Honorer nos fondateurs, c’est courageusement, dans ce temps qui est le notre, enraciner notre vie dans le terreau de l’Evangile. Les tentations sont grandes de vouloir nous enfermer dans un « passé recomposé », tant il est vrai que l’expression « on a toujours fait comme ça » est la plus mensongère qui soit ! Les tentations sont grandes de vivre un christianisme en « demi-teinte », c’est-à-dire à le maintenir dans ses apparences extérieurs de culte et de faste, sans que le cœur y soit. Honorer nos fondateurs ; c’est, dans le combat qui fut le leur, éviter les pièges du Tentateur qui pousse l’apôtre Pierre lui-même à vouloir détourner le Christ de son chemin vers Pâques. Honorer nos fondateurs, c’est s’en remettre à la grâce de Dieu, qu’après nous, d’autres héritiers maintiennent dans ce monde le flambeau de la foi.

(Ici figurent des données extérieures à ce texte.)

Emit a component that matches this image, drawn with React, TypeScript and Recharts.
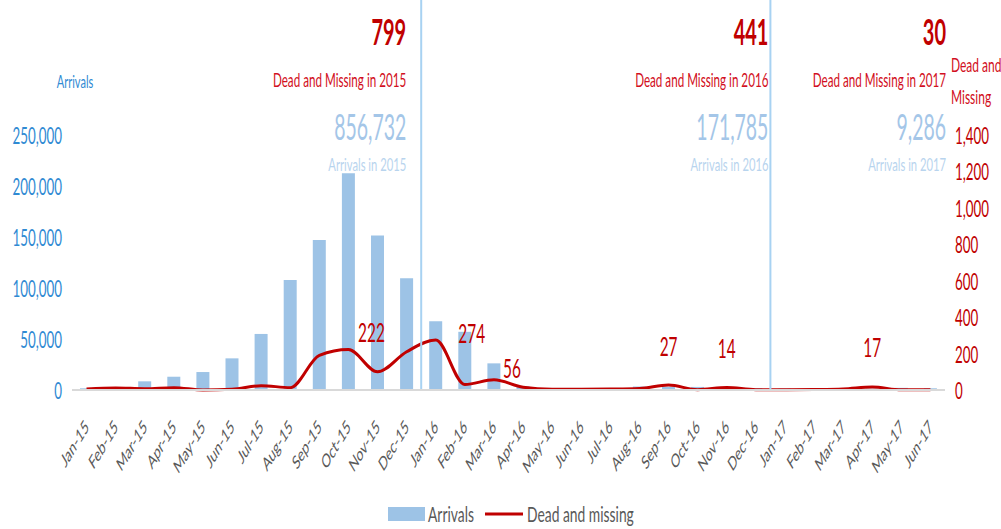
import { Bar, ComposedChart, LabelList, Legend, Line, ReferenceLine, XAxis, YAxis } from 'recharts';

const months = [
  'Jan-15', 'Feb-15', 'Mar-15', 'Apr-15', 'May-15', 'Jun-15', 'Jul-15', 'Aug-15', 'Sep-15', 'Oct-15', 'Nov-15', 'Dec-15',
  'Jan-16', 'Feb-16', 'Mar-16', 'Apr-16', 'May-16', 'Jun-16', 'Jul-16', 'Aug-16', 'Sep-16', 'Oct-16', 'Nov-16', 'Dec-16',
  'Jan-17', 'Feb-17', 'Mar-17', 'Apr-17', 'May-17', 'Jun-17',
];
const arrivals = [
  1700, 2900, 8500, 13000, 17600, 31000, 54900, 107800, 147000, 212400, 151300, 109500,
  67300, 57000, 26100, 3600, 1700, 1500, 1900, 3400, 3100, 3000, 2000, 1800,
  1400, 1100, 1700, 1300, 2100, 1700,
];
const deadAndMissing = [
  5, 11, 7, 13, 0, 4, 24, 13, 190, 222, 100, 210,
  274, 30, 56, 15, 4, 4, 5, 8, 27, 2, 14, 2,
  2, 3, 6, 17, 1, 1,
];
const labelledMonths = ['Oct-15', 'Jan-16', 'Mar-16', 'Sep-16', 'Nov-16', 'Apr-17'];

const arrivalTicks = [0, 50000, 100000, 150000, 200000, 250000];
const deadTicks = [0, 200, 400, 600, 800, 1000, 1200, 1400];

const years = ['2015', '2016', '2017'];
const yearLastMonth = ['Dec-15', 'Dec-16', 'Jun-17'];
const yearDead = [799, 441, 30];
const yearArrivals = [856732, 171785, 9286];

const data = months.map((month, i) => ({ month, arrivals: arrivals[i], dead: deadAndMissing[i] }));

const FONT = 'Lato, sans-serif';
const BLUE = '#2f8ad3';
const BAR = '#9dc3e6';
const DARK_RED = '#c00000';
const RED = '#d20f22';
const GREY = '#595959';
const DIVIDER = '#a8d2f2';

// the original export is squashed sideways, so text gets a horizontal squeeze too
const SQ = 0.63;
const NUM_SQ = 0.54;

// label nudges copied by eye from the original (excel labels were dragged around)
const LABEL_NUDGE: Record<string, [number, number]> = {
  'Oct-15': [23, -18],
  'Jan-16': [36, -8],
  'Mar-16': [18, -12],
};

const fmt = (v: number) => v.toLocaleString('en-US');

function SqText({ x, y, sx = SQ, children, ...rest }: any) {
  return (
    <g transform={`translate(${x} ${y}) scale(${sx} 1)`}>
      <text x={0} y={0} fontFamily={FONT} {...rest}>
        {children}
      </text>
    </g>
  );
}

function MonthTick({ x, y, payload }: any) {
  return (
    <g transform={`translate(${x} ${y + 31}) scale(0.6 1) rotate(-45)`}>
      <text x={0} y={0} textAnchor="end" dominantBaseline="central" fill={GREY} fontSize={19} fontFamily={FONT}>
        {payload.value}
      </text>
    </g>
  );
}

function ValueTick({ x, y, payload, color, anchor }: any) {
  return (
    <SqText x={x} y={y} sx={0.58} textAnchor={anchor} dominantBaseline="central" fill={color} fontSize={23}>
      {fmt(payload.value)}
    </SqText>
  );
}

function YearNote({ viewBox, i, dx }: any) {
  const x = viewBox.x + dx;
  const top = viewBox.y;
  return (
    <g>
      <SqText x={x} y={top + 45} sx={NUM_SQ} textAnchor="end" fontSize={37} fontWeight={700} fill={DARK_RED}>
        {yearDead[i]}
      </SqText>
      <SqText x={x} y={top + 87} textAnchor="end" fontSize={18.5} fill={RED}>
        {`Dead and Missing in ${years[i]}`}
      </SqText>
      <SqText x={x} y={top + 140} sx={NUM_SQ} textAnchor="end" fontSize={36} fill="#a4c6e8">
        {fmt(yearArrivals[i])}
      </SqText>
      <SqText x={x} y={top + 171} sx={0.66} textAnchor="end" fontSize={17} fill="#b8d4ee">
        {`Arrivals in ${years[i]}`}
      </SqText>
    </g>
  );
}

function LeftTitle({ viewBox }: any) {
  return (
    <SqText x={viewBox.x + viewBox.width + 3} y={viewBox.y + 88} sx={0.65} textAnchor="middle" fill={BLUE} fontSize={17}>
      Arrivals
    </SqText>
  );
}

function RightTitle({ viewBox }: any) {
  return (
    <g>
      <SqText x={viewBox.x + 6} y={viewBox.y + 72} sx={0.6} fill={RED} fontSize={20}>
        Dead and
      </SqText>
      <SqText x={viewBox.x + 6} y={viewBox.y + 104} sx={0.6} fill={RED} fontSize={20}>
        Missing
      </SqText>
    </g>
  );
}

function DeadLabel({ x, y, index }: any) {
  const month = months[index];
  if (!labelledMonths.includes(month)) return null;
  const [dx, dy] = LABEL_NUDGE[month] ?? [0, -40];
  return (
    <SqText x={x + dx} y={y + dy} sx={0.57} textAnchor="middle" dominantBaseline="central" fill={DARK_RED} fontSize={27}>
      {deadAndMissing[index]}
    </SqText>
  );
}

function ChartLegend() {
  return (
    <svg width={1001} height={30} style={{ display: 'block' }}>
      <rect x={388} y={8} width={37} height={14} fill={BAR} />
      <SqText x={428} y={23} fill={GREY} fontSize={22}>
        Arrivals
      </SqText>
      <line x1={485} x2={523} y1={15} y2={15} stroke={DARK_RED} strokeWidth={3} />
      <SqText x={527} y={23} fill={GREY} fontSize={22}>
        Dead and missing
      </SqText>
    </svg>
  );
}

export default function App() {
  return (
    <div style={{ position: 'absolute', left: 0, top: 0, width: 1001, height: 529, background: '#fff', fontFamily: FONT }}>
      <ComposedChart width={1001} height={529} data={data} margin={{ top: 0, right: 0, left: 0, bottom: 0 }}>
        <XAxis
          dataKey="month"
          interval={0}
          height={109}
          tickLine={false}
          tickSize={0}
          axisLine={{ stroke: '#d9d9d9', strokeWidth: 2 }}
          tick={<MonthTick />}
        />
        <YAxis
          yAxisId="arr"
          width={72}
          domain={[0, 382000]}
          ticks={arrivalTicks}
          axisLine={false}
          tickLine={false}
          tickSize={0}
          tickMargin={10}
          tick={<ValueTick color={BLUE} anchor="end" />}
          label={<LeftTitle />}
        />
        <YAxis
          yAxisId="dead"
          orientation="right"
          width={56}
          domain={[0, 2140]}
          ticks={deadTicks}
          axisLine={false}
          tickLine={false}
          tickSize={0}
          tickMargin={10}
          tick={<ValueTick color={DARK_RED} anchor="start" />}
          label={<RightTitle />}
        />
        <Legend verticalAlign="bottom" content={<ChartLegend />} />
        <Bar yAxisId="arr" dataKey="arrivals" fill={BAR} barSize={13} isAnimationActive={false} />
        <Line
          yAxisId="dead"
          type="monotone"
          dataKey="dead"
          stroke={DARK_RED}
          strokeWidth={3}
          dot={false}
          activeDot={false}
          isAnimationActive={false}
        >
          <LabelList dataKey="dead" content={<DeadLabel />} />
        </Line>
        {yearLastMonth.map((m, i) => (
          <ReferenceLine
            key={m}
            yAxisId="arr"
            x={m}
            position="end"
            ifOverflow="visible"
            stroke={i < 2 ? DIVIDER : 'none'}
            strokeWidth={2}
            label={<YearNote i={i} dx={[-15, -2, 1][i]} />}
          />
        ))}
      </ComposedChart>
    </div>
  );
}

« De ces vénérables témoins de la fondation de nos églises, nous ne savons pas grand-chose, sinon que nous avons trace de leur nom, de leurs fontaines et de leurs chapelles ». Petite remarque au passage : nombre d’authentiques personnages (hommes ou femmes) qui émaillent nos évangiles sont dans le même cas. Il nous reste d’eux tout juste un nom et une anecdote…Mais ce n’est pas un hasard. C’est pour un instant de leur vie, un geste, une attitude qu’ils sont entrés dans la mémoire scripturaire chrétienne. De la même façon et quelques siècles plus tard, ce n’est pas non plus sans raison que nos saints celtiques, d’abord ont été considérés comme tels, puis sont entrés et restés dans la mémoire collective, fut-elle sur ce point distincte de celle de Rome… A chacun ses ancêtres.
« faut-il en rire ou se désoler [des altérations de nom, voire des changements de sexe signalés, dans la mémoire frelatée?]. » ? On peut aussi imaginer une solution alternative : redonner aux personnages saints leur nom d’origine (Dispars, Tugen, Dev, Voran,…) et parallèlement restaurer les noms de certaines chapelles , voire bourgs (Sant Alar,…). Si la sainteté est comme le granit, inaltérable – ce qu’il est permis de penser -, alors un coup de brosse permettrait de raviver les mémoires. Bien nommer nos saints, c’est les rendre plus proches et donner envie de se lancer aujourd’hui dans une aventure analogue. Vivre dans la Foi ici, dans ce formidable socle géologique, géographique, historique, culturel qu’est notre péninsule armoricaine et bretonne…
Pa soñjer mat, skouerenn a dud hardizh e chomont evidomp-ni, hirio c’hoazh. Quand on y pense, pour nous aujourd’hui, ils restent un exemple d’audace.